- _SET TASK_
Print, word for word, the opening line of the data below and every line after it through the line that contains "plt.rcParams['font.family'] = ['Liberation", but not the pictures.

___ ENTRIES SHOWN

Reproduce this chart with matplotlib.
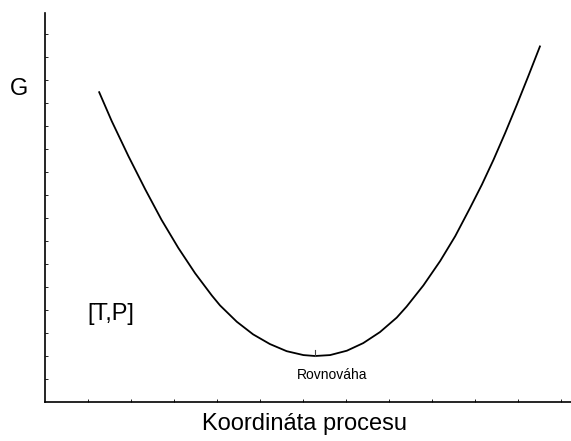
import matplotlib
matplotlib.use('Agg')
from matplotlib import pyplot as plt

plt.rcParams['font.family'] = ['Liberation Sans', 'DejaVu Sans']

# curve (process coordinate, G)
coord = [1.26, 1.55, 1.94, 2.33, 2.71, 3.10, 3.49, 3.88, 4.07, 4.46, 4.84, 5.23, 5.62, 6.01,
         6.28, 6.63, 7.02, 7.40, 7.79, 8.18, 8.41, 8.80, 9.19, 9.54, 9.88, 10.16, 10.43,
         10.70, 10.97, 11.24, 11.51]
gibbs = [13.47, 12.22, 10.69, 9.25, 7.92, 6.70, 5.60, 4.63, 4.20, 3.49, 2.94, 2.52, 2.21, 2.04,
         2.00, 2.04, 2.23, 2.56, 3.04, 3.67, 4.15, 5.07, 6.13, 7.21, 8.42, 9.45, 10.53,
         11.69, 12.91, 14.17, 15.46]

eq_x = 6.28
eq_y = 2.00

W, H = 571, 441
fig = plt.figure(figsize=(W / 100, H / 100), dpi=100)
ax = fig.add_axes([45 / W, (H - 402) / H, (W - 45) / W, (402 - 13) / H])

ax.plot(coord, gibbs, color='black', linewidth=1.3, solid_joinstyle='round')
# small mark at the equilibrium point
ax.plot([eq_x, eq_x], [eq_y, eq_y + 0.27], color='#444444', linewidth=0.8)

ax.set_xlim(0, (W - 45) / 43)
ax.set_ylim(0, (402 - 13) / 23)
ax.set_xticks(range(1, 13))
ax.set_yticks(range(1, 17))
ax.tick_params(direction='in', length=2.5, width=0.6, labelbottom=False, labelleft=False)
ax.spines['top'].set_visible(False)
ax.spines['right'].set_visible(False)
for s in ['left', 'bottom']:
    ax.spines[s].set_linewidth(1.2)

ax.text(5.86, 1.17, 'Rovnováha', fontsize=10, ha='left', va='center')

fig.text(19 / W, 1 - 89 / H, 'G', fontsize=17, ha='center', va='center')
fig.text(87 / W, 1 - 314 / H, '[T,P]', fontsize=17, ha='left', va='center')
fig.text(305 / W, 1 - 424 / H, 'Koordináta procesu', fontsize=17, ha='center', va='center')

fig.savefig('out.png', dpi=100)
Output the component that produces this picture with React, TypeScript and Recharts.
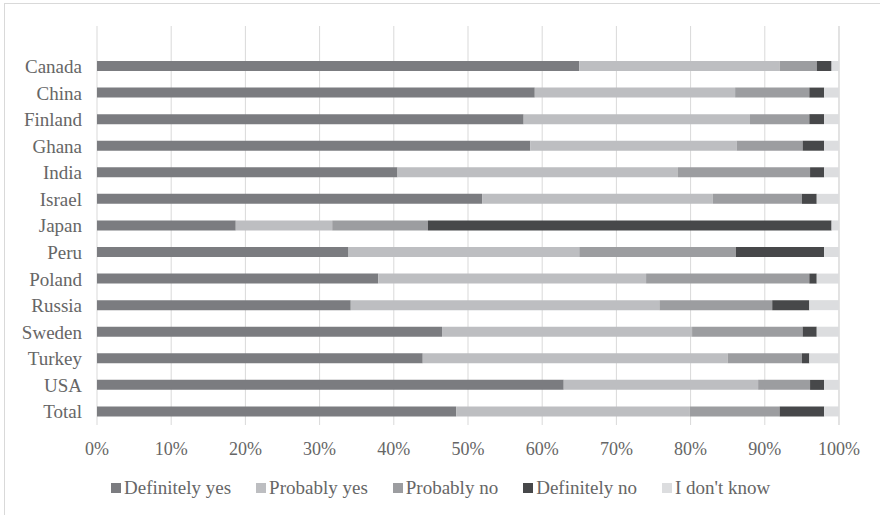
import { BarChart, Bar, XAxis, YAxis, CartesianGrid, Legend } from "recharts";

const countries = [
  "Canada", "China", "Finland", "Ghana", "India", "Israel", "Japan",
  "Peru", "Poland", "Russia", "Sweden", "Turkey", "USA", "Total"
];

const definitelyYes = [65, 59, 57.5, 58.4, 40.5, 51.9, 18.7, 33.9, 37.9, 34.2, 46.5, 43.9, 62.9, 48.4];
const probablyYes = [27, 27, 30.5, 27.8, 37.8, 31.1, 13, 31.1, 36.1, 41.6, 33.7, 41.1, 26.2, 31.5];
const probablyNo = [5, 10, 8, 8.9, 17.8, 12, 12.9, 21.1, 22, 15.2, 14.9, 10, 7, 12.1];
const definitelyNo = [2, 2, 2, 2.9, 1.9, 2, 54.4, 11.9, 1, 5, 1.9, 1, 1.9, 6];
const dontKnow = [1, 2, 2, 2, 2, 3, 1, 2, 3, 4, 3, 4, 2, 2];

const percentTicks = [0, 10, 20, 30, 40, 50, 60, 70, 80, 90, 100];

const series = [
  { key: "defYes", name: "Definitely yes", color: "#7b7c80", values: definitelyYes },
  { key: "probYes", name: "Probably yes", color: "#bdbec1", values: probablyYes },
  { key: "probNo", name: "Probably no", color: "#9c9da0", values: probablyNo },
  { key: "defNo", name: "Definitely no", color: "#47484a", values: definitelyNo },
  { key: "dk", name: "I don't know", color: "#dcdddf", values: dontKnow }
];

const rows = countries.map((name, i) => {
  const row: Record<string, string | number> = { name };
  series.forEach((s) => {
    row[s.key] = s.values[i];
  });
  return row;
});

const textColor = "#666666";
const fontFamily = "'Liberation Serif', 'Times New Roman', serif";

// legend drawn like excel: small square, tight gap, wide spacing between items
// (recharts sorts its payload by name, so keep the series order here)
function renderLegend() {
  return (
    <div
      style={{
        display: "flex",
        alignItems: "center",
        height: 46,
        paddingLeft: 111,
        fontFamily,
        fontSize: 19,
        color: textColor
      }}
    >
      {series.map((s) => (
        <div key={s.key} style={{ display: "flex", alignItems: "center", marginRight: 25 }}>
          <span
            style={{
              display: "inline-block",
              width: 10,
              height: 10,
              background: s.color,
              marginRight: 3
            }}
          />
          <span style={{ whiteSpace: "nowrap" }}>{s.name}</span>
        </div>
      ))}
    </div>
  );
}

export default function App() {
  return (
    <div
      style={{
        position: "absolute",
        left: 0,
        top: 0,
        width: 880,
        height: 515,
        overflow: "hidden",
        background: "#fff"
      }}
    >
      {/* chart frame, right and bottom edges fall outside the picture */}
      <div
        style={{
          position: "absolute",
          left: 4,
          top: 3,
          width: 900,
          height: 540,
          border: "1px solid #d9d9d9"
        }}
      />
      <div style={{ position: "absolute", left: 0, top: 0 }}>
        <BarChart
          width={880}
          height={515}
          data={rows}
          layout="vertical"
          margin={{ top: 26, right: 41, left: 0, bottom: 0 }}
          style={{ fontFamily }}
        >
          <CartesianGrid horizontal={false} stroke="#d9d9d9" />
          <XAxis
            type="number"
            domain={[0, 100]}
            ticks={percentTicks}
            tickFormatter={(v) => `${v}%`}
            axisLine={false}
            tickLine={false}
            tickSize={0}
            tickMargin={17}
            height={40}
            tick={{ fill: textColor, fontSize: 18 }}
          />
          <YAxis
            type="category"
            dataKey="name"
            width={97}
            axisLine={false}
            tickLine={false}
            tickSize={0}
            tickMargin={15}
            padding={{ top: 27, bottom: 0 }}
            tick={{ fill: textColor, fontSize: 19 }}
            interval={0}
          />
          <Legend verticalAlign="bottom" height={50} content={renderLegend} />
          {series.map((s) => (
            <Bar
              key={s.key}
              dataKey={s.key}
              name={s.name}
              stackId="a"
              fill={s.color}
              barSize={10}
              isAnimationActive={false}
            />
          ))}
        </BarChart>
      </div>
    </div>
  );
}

______

- _SOLVED PROBLEM_
Reproduce this chart with matplotlib.
import matplotlib
matplotlib.use('Agg')
from matplotlib import pyplot as plt

plt.rcParams['font.family'] = ['Liberation Sans', 'DejaVu Sans']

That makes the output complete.